A Rare Degree of Commitment for a Rare Plant
Gary and Penny Shackelford and John Van Altena and Constance Brouillette are neighbors living in northern Rock County. Their combined properties provide critical habitat for the federally threatened and state-endangered eastern prairie white fringed orchid.
Perhaps more rare and significant than the orchid, is the degree of commitment these couples have for saving the species. Since 1997, they have marked and monitored individual plants to learn more about the plant’s life history. Together, they have conducted research to learn the best land management practices to enhance the conditions that benefit this plant. They followed up with intensive management work that included focusing on reducing impacts of white-tail deer and invasive species on the orchids.
Because of these efforts there have been increased habitat and numbers of rare orchids at other sites. The direct results of all of their on-the-ground work and research has shown that eastern prairie white fringed orchid numbers could be increased with a multi-pronged management approach that includes removing invasive species, conducting prescribed burns, protecting individual orchids from deer by using cages, and reducing local deer numbers.
John Van Altena also developed the idea of moving individual plants to suitable habitat to establish new populations, and he has found this practice to be successful. The US Fish and Wildlife Service Eastern Prairie White Fringed Orchid Recovery Team has used this information to help other private landowners with orchid habitat increase their orchid numbers.
In 2004, Penny and Gary donated their conservation easement to the Wisconsin DNR. This land is now designated as the Fair Meadows State Natural Area, a privately held preserve of almost 300 acres, greatly enhancing its conservation significance in perpetuity. This natural area consists of a diverse mixture of restored and planted prairies, oak woodlands, oak savannas, lowland hardwood swamp, marsh, spring-fed ponds and streams, sedge meadow, shrub-carr, and large wetlands complex.

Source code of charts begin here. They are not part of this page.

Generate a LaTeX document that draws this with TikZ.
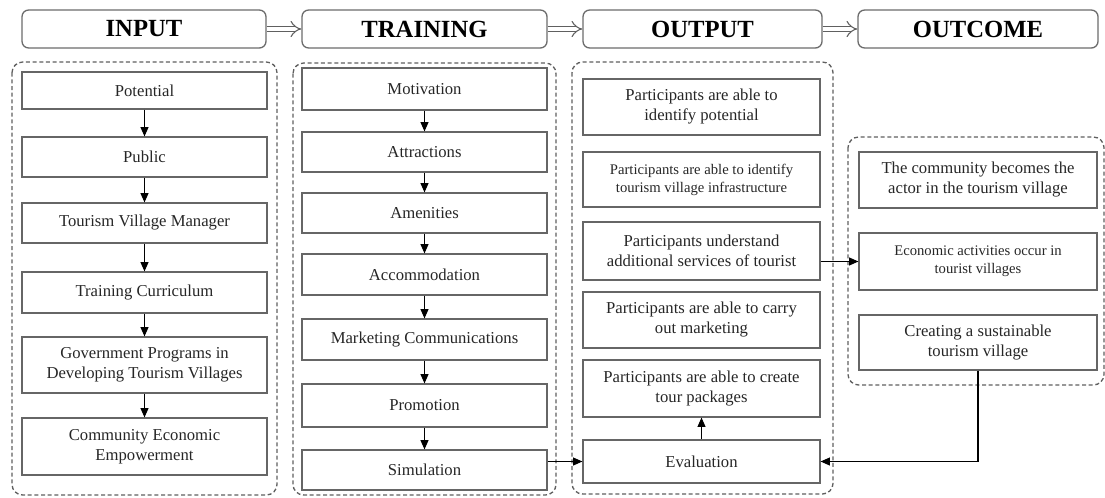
\documentclass[tikz,border=0pt]{standalone}
\usepackage{fontspec}
\setmainfont{Liberation Serif}
\usetikzlibrary{arrows.meta}

% box from corner (x1,y1) to (x2,y2), in pixel-like units
\newcommand\placebox[7][item]{%
  \pgfmathsetmacro\bxX{(#3+#5)/2}\pgfmathsetmacro\bxY{(#4+#6)/2}%
  \pgfmathsetmacro\bxW{(#5-#3)*0.75}\pgfmathsetmacro\bxH{(#6-#4)*0.75}%
  \node[#1, minimum width=\bxW pt, minimum height=\bxH pt] (#2) at (\bxX,\bxY) {#7};}

\begin{document}
\begin{tikzpicture}[x=0.75pt,y=-0.75pt,
  head/.style={draw=gray!85!black, line width=1pt, rounded corners=5pt, inner sep=0pt,
    font=\fontsize{18.5}{22}\selectfont\bfseries},
  item/.style={draw=gray!80!black, line width=0.9pt, align=center, inner sep=0pt,
    font=\fontsize{12.5}{15}\selectfont, text=black!85},
  small/.style={item, font=\fontsize{11}{13.5}\selectfont},
  group/.style={draw=gray!75!black, line width=1pt, dash pattern=on 3pt off 2pt, rounded corners=8pt},
  flow/.style={-{Triangle[length=7pt,width=6pt]}, line width=0.8pt, black},
  link/.style={draw=gray!75!black, line width=0.8pt, double=white, double distance=3.5pt, -{Implies}},
]
\useasboundingbox (0,0) rectangle (1105,497);

% stage headers
\placebox[head]{hin}{22}{10}{266}{48}{INPUT}
\placebox[head]{htr}{302}{10}{547}{48}{TRAINING}
\placebox[head]{hout}{583}{10}{822}{48}{OUTPUT}
\placebox[head]{hoc}{858}{10}{1098}{48}{OUTCOME}
\draw[link] (hin.east) -- (htr.west);
\draw[link] (htr.east) -- (hout.west);
\draw[link] (hout.east) -- (hoc.west);

% dashed stage containers
\draw[group] (12,62) rectangle (277,495);
\draw[group] (293,63) rectangle (556,495);
\draw[group] (572,62) rectangle (833,494);
\draw[group] (848,137) rectangle (1104,385);

% input
\placebox{i1}{22}{72}{267}{109}{Potential}
\placebox{i2}{22}{137}{267}{177}{Public}
\placebox{i3}{22}{203}{267}{243}{Tourism Village Manager}
\placebox{i4}{22}{272}{267}{313}{Training Curriculum}
\placebox{i5}{22}{337}{267}{393}{Government Programs in\\Developing Tourism Villages}
\placebox{i6}{22}{418}{267}{475}{Community Economic\\Empowerment}

% training
\placebox{t1}{302}{68}{547}{110}{Motivation}
\placebox{t2}{302}{132}{547}{172}{Attractions}
\placebox{t3}{302}{193}{547}{233}{Amenities}
\placebox{t4}{302}{254}{547}{295}{Accommodation}
\placebox{t5}{302}{319}{547}{360}{Marketing Communications}
\placebox{t6}{302}{384}{547}{427}{Promotion}
\placebox{t7}{302}{450}{547}{490}{Simulation}

% output
\placebox{o1}{583}{79}{820}{135}{Participants are able to\\identify potential}
\placebox[small]{o2}{583}{152}{820}{207}{Participants are able to identify\\tourism village infrastructure}
\placebox{o3}{583}{222}{820}{280}{Participants understand\\additional services of tourist}
\placebox{o4}{583}{292}{820}{348}{Participants are able to carry\\out marketing}
\placebox{o5}{583}{360}{820}{417}{Participants are able to create\\tour packages}
\placebox{ev}{583}{440}{820}{483}{Evaluation}

% outcome
\placebox{c1}{859}{152}{1097}{208}{The community becomes the\\actor in the tourism village}
\placebox[small]{c2}{859}{233}{1097}{290}{Economic activities occur in\\tourist villages}
\placebox{c3}{859}{315}{1097}{370}{Creating a sustainable\\tourism village}

% connectors
\foreach \a/\b in {i1/i2,i2/i3,i3/i4,i4/i5,i5/i6,t1/t2,t2/t3,t3/t4,t4/t5,t5/t6,t6/t7}
  \draw[flow] (\a.south) -- (\b.north);
\draw[flow] (t7.east |- ev.west) -- (ev.west);
\draw[flow] (ev.north) -- (o5.south);
\draw[flow] (o3.east |- c2.west) -- (c2.west);
\draw[flow] (c3.south) |- (ev.east);
\end{tikzpicture}
\end{document}
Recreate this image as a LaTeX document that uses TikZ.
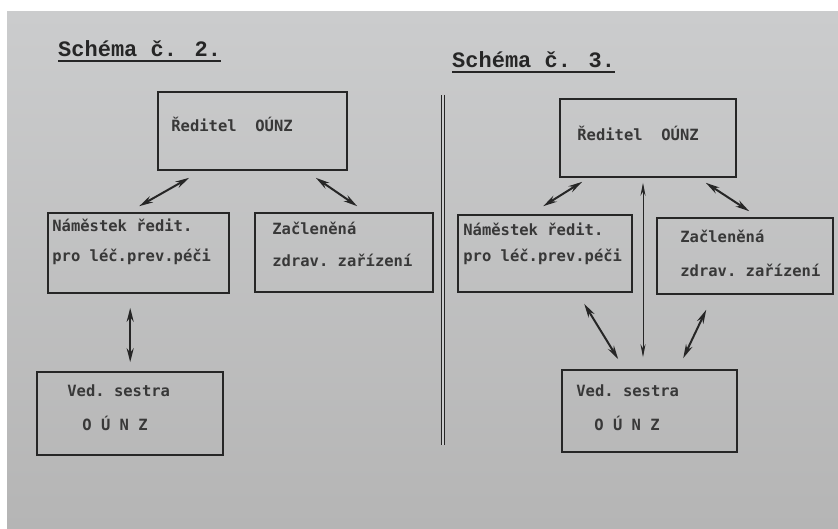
\documentclass[tikz,border=0pt]{standalone}
\usepackage{fontspec}
\newfontfamily\typefont{DejaVu Sans Mono}
\newfontfamily\headfont{Liberation Mono}
\usetikzlibrary{arrows.meta,positioning}
\definecolor{paper}{HTML}{CBCCCD}
\definecolor{paperdark}{HTML}{B5B5B5}
\definecolor{ink}{HTML}{262626}
\definecolor{typeink}{HTML}{383838}
\newcommand{\headline}[1]{\setbox0=\hbox{#1}\rlap{\rule[-5pt]{\wd0}{2.4pt}}\box0}
\tikzset{%
  % Specifications for style of arrows:
   link/.style={
           {Stealth[length=14pt,width=7pt]}-{Stealth[length=14pt,width=7pt]},
           line width=2pt,
           draw=ink},
   thinlink/.style={
           {Stealth[length=13pt,width=5pt]}-{Stealth[length=13pt,width=5pt]},
           line width=0.9pt,
           draw=ink},
  % Specifications for style of nodes:
   box/.style = {rectangle, draw=ink, line width=1.6pt, inner sep=0pt},
   boxtext/.style = {anchor=base west, align=left, inner sep=0pt, text=typeink,
                  font=\typefont\bfseries\frenchspacing\fontsize{15.5}{30}\selectfont},
   heading/.style = {anchor=base west, inner sep=0pt, text=ink,
                  font=\headfont\bfseries\fontsize{22}{26}\selectfont},
}

\begin{document}
\begin{tikzpicture}[x=1pt, y=-1pt]

  % Paper
  \fill[white] (0,0) rectangle (838,529);
  \shade[top color=paper, bottom color=paperdark] (7,12) rectangle (838,529);
  \useasboundingbox (0,0) rectangle (838,529);

  % Schema 2
  \node (head2) [heading] at (58,57) {\headline{Schéma č. 2.}};
  \node (rL) [box, minimum width=189pt, minimum height=78pt] at (252.5,131) {};
  \node (nL) [box, minimum width=181pt, minimum height=80pt] at (138.5,253) {};
  \node (zL) [box, minimum width=178pt, minimum height=79pt] at (344,252.5) {};
  \node (vL) [box, minimum width=186pt, minimum height=83pt] at (130,413.5) {};

  % (multi-line texts are placed by the baseline of their last line)
  \node (rLtext) [boxtext] at ([xshift=14pt, yshift=-40pt]rL.north west) {Ředitel\ \ OÚNZ};
  \node (nLtext) [boxtext] at ([xshift=5pt, yshift=-49pt]nL.north west)
        {Náměstek ředit.\\pro léč.prev.péči};
  \node (zLtext) [boxtext] at ([xshift=18pt, yshift=-54pt]zL.north west)
        {Začleněná\\[2pt]zdrav. zařízení};
  \node (vLtext) [boxtext] at ([xshift=31pt, yshift=-59pt]vL.north west)
        {Ved. sestra\\[4pt]\hspace*{15pt}O Ú N Z};

  \draw[link] ([xshift=32pt, yshift=-7pt]rL.south west) -- ([xshift=92pt, yshift=6pt]nL.north west);
  \draw[link] ([xshift=-32pt, yshift=-7pt]rL.south east) -- ([xshift=103pt, yshift=6pt]zL.north west);
  \draw[link] ([xshift=83pt, yshift=-14pt]nL.south west) -- ([xshift=94pt, yshift=9pt]vL.north west);

  % Divider
  \draw[ink, line width=1pt, double=paper, double distance=2.2pt] (443,95) -- (443,445);

  % Schema 3
  \node (head3) [heading] at (452,68) {\headline{Schéma č. 3.}};
  \node (rR) [box, minimum width=176pt, minimum height=78pt] at (648,138) {};
  \node (nR) [box, minimum width=174pt, minimum height=77pt] at (545,253.5) {};
  \node (zR) [box, minimum width=176pt, minimum height=76pt] at (745,256) {};
  \node (vR) [box, minimum width=175pt, minimum height=82pt] at (649.5,411) {};

  \node (rRtext) [boxtext] at ([xshift=18pt, yshift=-42pt]rR.north west) {Ředitel\ \ OÚNZ};
  \node (nRtext) [boxtext] at ([xshift=6pt, yshift=-47pt]nR.north west)
        {Náměstek ředit.\\[-4pt]pro léč.prev.péči};
  \node (zRtext) [boxtext] at ([xshift=24pt, yshift=-59pt]zR.north west)
        {Začleněná\\[4pt]zdrav. zařízení};
  \node (vRtext) [boxtext] at ([xshift=15pt, yshift=-61pt]vR.north west)
        {Ved. sestra\\[4pt]\hspace*{18pt}O Ú N Z};

  \draw[link] ([xshift=23pt, yshift=-4pt]rR.south west) -- ([xshift=86pt, yshift=8pt]nR.north west);
  \draw[link] ([xshift=-31pt, yshift=-5pt]rR.south east) -- ([xshift=93pt, yshift=6pt]zR.north west);
  \draw[thinlink] ([xshift=-5pt, yshift=-5pt]rR.south) -- ([xshift=-6.5pt, yshift=12pt]vR.north);
  \draw[link] ([xshift=127pt, yshift=-11pt]nR.south west) -- ([xshift=57pt, yshift=10pt]vR.north west);
  \draw[link] ([xshift=50pt, yshift=-15pt]zR.south west) -- ([xshift=122pt, yshift=11pt]vR.north west);

\end{tikzpicture}
\end{document}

In 2013, 62 acres of John and Connie’s property was designated a privately owned state natural area with the Wisconsin DNR as Koshkonong Corners State Natural Area. Koshkonong Corners also supports a diversity of natural communities including oak savanna, southern sedge meadow, wet-mesic prairie, and southern hardwood swamp, all contiguous with the nearby lake floodplain.
Because of these varied habitats, the area contains a large variety of mammals, birds, reptiles, amphibians, insects and plants. In addition to the eastern prairie white fringed orchid, other notable species include the state-threatened purple milkweed and cerulean warbler, as well as successful nesting populations of the state-threatened osprey; a total of 176 bird species have been identified there.
These couples credit partners and collaborators for the success of their restoration, including advice, grants and funding from the Wisconsin DNR, US Fish and Wildlife Service, Madison Audubon Society, Natural Resources Conservation Service, The Prairie Enthusiasts, Wisconsin Department of Agriculture, Trade and Consumer Protection, Lake Koshkonong Wetland Association, and the Rock Koshkonong Lake District.
They also cite the important assistance and support they received from Craig Annen, Research Director with Integrated Restorations and Sandy Peterson, retired Endangered Species Habitat Program Manager of the Wisconsin Department of Agriculture, Trade and Consumer Protection.